Farewell Presidio Burger King, We Hardly Knew Ye

Spectators reminisced during the demolition of the beloved fast-food joint that will make way for a major park restoring the Presidio's nature for the first time since 1915.

In 13 brief years, the Presidio Burger King, with its expansive views of the bay, left an indelible mark on wistful San Franciscans that has resurfaced leading up to a public demolition on Thursday.

Many who had ties to the Presidio itself gathered as spectators to honor the past of, well, whoppers, and look toward its future as part of the Tunnel Tops, a $100 million project that will yield a 14-acre park upon the completed fundraising phase.  

Burger King’s day-long demolition is but a sacrifice to turn the Presidio in a public place that restores its natural habitat for the first time in more than 100 years, with the intention of bringing in both Bay Area youth and visitors worldwide. (Fans of the High Line in New York may have even more to look forward to, as its lead designer, James Corner Field Operations, will be part of the project.) 

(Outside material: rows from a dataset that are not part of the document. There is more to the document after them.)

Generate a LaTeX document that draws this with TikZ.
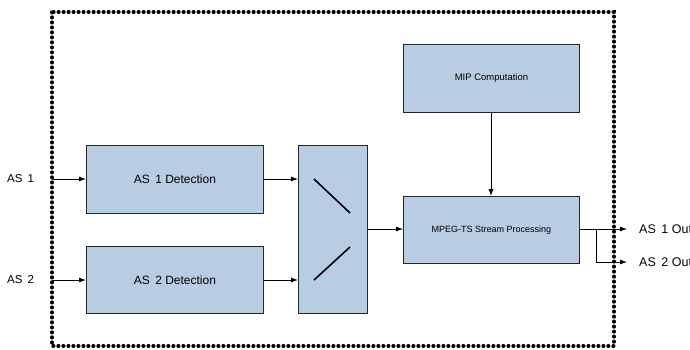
\documentclass[tikz,border=0pt]{standalone}
\usepackage{fontspec}
\setmainfont{Liberation Sans}
\usetikzlibrary{arrows.meta}
\definecolor{boxfill}{RGB}{184,204,228}
\begin{document}
\begin{tikzpicture}[x=1pt,y=-1pt,
  blk/.style={draw=black!85,line width=0.9pt,fill=boxfill,inner sep=0pt,anchor=north west},
  conn/.style={line width=0.8pt,-{Latex[length=7pt,width=5pt]}},
  lbl/.style={inner sep=0pt,font=\fontsize{11.5}{13}\selectfont},
  olbl/.style={inner sep=0pt,font=\fontsize{12.5}{14}\selectfont}]
\useasboundingbox (0,0) rectangle (690,349);
\clip (0,0) rectangle (690,349);
% border
\draw[line width=3.3pt,line cap=round,dash pattern=on 0.8pt off 4.2pt] (52,12) rectangle (614,346);
% blocks
\node[blk,minimum width=177pt,minimum height=68pt] (d1) at (86,145) {};
\node[font=\fontsize{12}{14}\selectfont] at (d1.center) {AS\, 1 Detection};
\node[blk,minimum width=177pt,minimum height=67pt] (d2) at (86,246) {};
\node[font=\fontsize{12}{14}\selectfont] at (d2.center) {AS\, 2 Detection};
\node[blk,minimum width=69pt,minimum height=168pt] (sw) at (298,145) {};
\node[blk,minimum width=176pt,minimum height=68pt] (mip) at (403,44) {};
\node[font=\fontsize{9.5}{11}\selectfont] at (mip.center) {MIP Computation};
\node[blk,minimum width=176pt,minimum height=67pt] (mp) at (403,196) {};
\node[font=\fontsize{9}{11}\selectfont] at (mp.center) {MPEG-TS Stream Processing};
% switch slashes
\coordinate (s1a) at (314,179); \coordinate (s1b) at (350,213);
\coordinate (s2a) at (314,280); \coordinate (s2b) at (350,247);
\draw[line width=1.6pt] (s1a) -- (s1b);
\draw[line width=1.6pt] (s2a) -- (s2b);
% inputs
\node[lbl,anchor=west] (in1) at (7,179) {AS\, 1};
\node[lbl,anchor=west] (in2) at (7,280) {AS\, 2};
\coordinate (b1) at (52,179);
\coordinate (b2) at (52,280);
\draw[conn] (b1) -- (d1.west |- b1);
\draw[conn] (b2) -- (d2.west |- b2);
\draw[conn] (d1.east |- b1) -- (sw.west |- b1);
\draw[conn] (d2.east |- b2) -- (sw.west |- b2);
\coordinate (m) at (367,229);
\draw[conn] (sw.east |- m) -- (mp.west |- m);
\draw[conn] (mip.south -| 491,0) -- (mp.north -| 491,0);
% outputs
\node[olbl,anchor=west] (o1) at (639,229) {AS\, 1 Out};
\node[olbl,anchor=west] (o2) at (639,262) {AS\, 2 Out};
\coordinate (br) at (596,229);
\coordinate (br2) at (596,262);
\draw[conn] (mp.east |- m) -- (627,229) coordinate (t1);
\draw[conn] (br) -- (br2) -- (627,262) coordinate (t2);
\end{tikzpicture}
\end{document}
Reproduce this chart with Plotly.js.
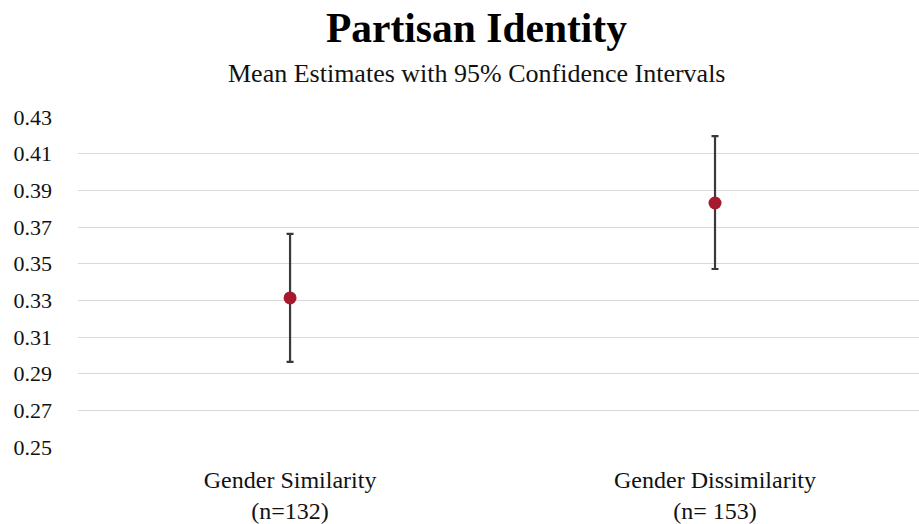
<!DOCTYPE html>
<html><head><meta charset="utf-8">
<script src="https://cdn.plot.ly/plotly-3.0.1.min.js"></script>
<style>html,body{margin:0;padding:0;background:#fff}#chart{width:919px;height:524px}</style>
</head><body><div id="chart"></div>
<script>
const categories = ["Gender Similarity<br>(n=132)", "Gender Dissimilarity<br>(n= 153)"];
const means = [0.3313, 0.3831];
const upper = [0.3662, 0.4196];
const lower = [0.2964, 0.3471];
const yTicks = [0.25, 0.27, 0.29, 0.31, 0.33, 0.35, 0.37, 0.39, 0.41, 0.43];

const xs = categories.map((_, i) => i);
const font = "'Liberation Serif', 'DejaVu Serif', serif";

Plotly.newPlot('chart', [{
  type: 'scatter', mode: 'markers',
  x: xs, y: means,
  marker: {color: '#a6192e', size: 13},
  error_y: {type: 'data', symmetric: false,
    array: means.map((m, i) => upper[i] - m),
    arrayminus: means.map((m, i) => m - lower[i]),
    color: '#3a3a3a', thickness: 2.2, width: 3.5},
  hoverinfo: 'skip'
}], {
  width: 919, height: 524,
  margin: {l: 78, r: 0, t: 117, b: 77},
  paper_bgcolor: '#fff', plot_bgcolor: '#fff',
  showlegend: false,
  font: {family: font, color: '#111'},
  xaxis: {range: [-0.499, 1.48], tickvals: xs, ticktext: categories,
    showgrid: false, zeroline: false, showline: false, ticks: '',
    ticklabelstandoff: 16,
    tickfont: {size: 24, family: font, color: '#111'}, fixedrange: true},
  yaxis: {range: [0.25, 0.43], tickvals: yTicks, ticktext: yTicks.map(v => v.toFixed(2)),
    showgrid: true, gridcolor: '#d9d9d9', gridwidth: 1, zeroline: false, showline: false,
    ticks: '', ticklabelstandoff: 25,
    tickfont: {size: 22, family: font, color: '#111'}, fixedrange: true},
  annotations: [
    {text: '<b>Partisan Identity</b>', xref: 'paper', x: 0.4744, xanchor: 'center',
     yref: 'paper', y: 1.2697, yanchor: 'middle', showarrow: false,
     font: {size: 41.5, family: font, color: '#000'}},
    {text: 'Mean Estimates with 95% Confidence Intervals', xref: 'paper', x: 0.4744, xanchor: 'center',
     yref: 'paper', y: 1.1333, yanchor: 'middle', showarrow: false,
     font: {size: 26, family: font, color: '#111'}}
  ]
}, {displayModeBar: false, staticPlot: true});
</script></body></html>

Jean Fraser, CEO of the Presidio Trust, and Greg Moore, President and CEO of the Golden Gate National Park Conservancy, react as they watch the demolition. (Kevin N. Hume/S.F. Examiner)

When the park opens in 2021, Tom Williams can count himself as one of the few who has seen the site in many of its forms. For four short months, due to what he calls his poor work ethic as a teenager with his first job, he worked for the Burger King as it transitioned and when it opened to large crowds — and under the rigid leadership of the military before it turned into a franchise.

“It was an awesome place to work,” says Williams, who worked there with a few classmates from nearby George Washington High School. “It was really serene.”

Alas, the Burger King closed in 2002, ceding the throne of fast-food-with-a-view to the Taco Bell in Pacifica. The Goldman Foundation eventually took up the office but the Presidio Trust turned it into event space when they vacated in 2005. Williams, already the facilities manager, returned to the building of his first job that would produce additional warm memories.

Recollections of the Burger King often come from families who lived at the Presidio post when it was a military post. The building first opened in 1968 as an Observation Outpost that functioned as a cafeteria, which lost too much money to stay open.

“I remember when the new commissary and the Burger King were built, what a view from the inside of the Burger King!” wrote Karen Knight, who lived at the post from 1986-1990, for the National Park Service.

That view so cherished by San Franciscans lucky enough to eat greasy fries while looking at the Golden Gate Bridge will soon be open to the public, which didn’t have great accessibility to the Presidio. Plus, the wild character of the Presidio will be restored for the first time since 1915, when it was filled in for Panama-Pacific International Exposition.

“Fundamentally, what the Tunnel Tops are going to do is knit back together this magnificent park that was torn asunder,” Jean Fraser, Presidio Trust CEO, tells SF Weekly. “This where we’re really reclaiming the land.” 

This story has been updated with the accurate closing date of Burger King provided by the Presidio Trust.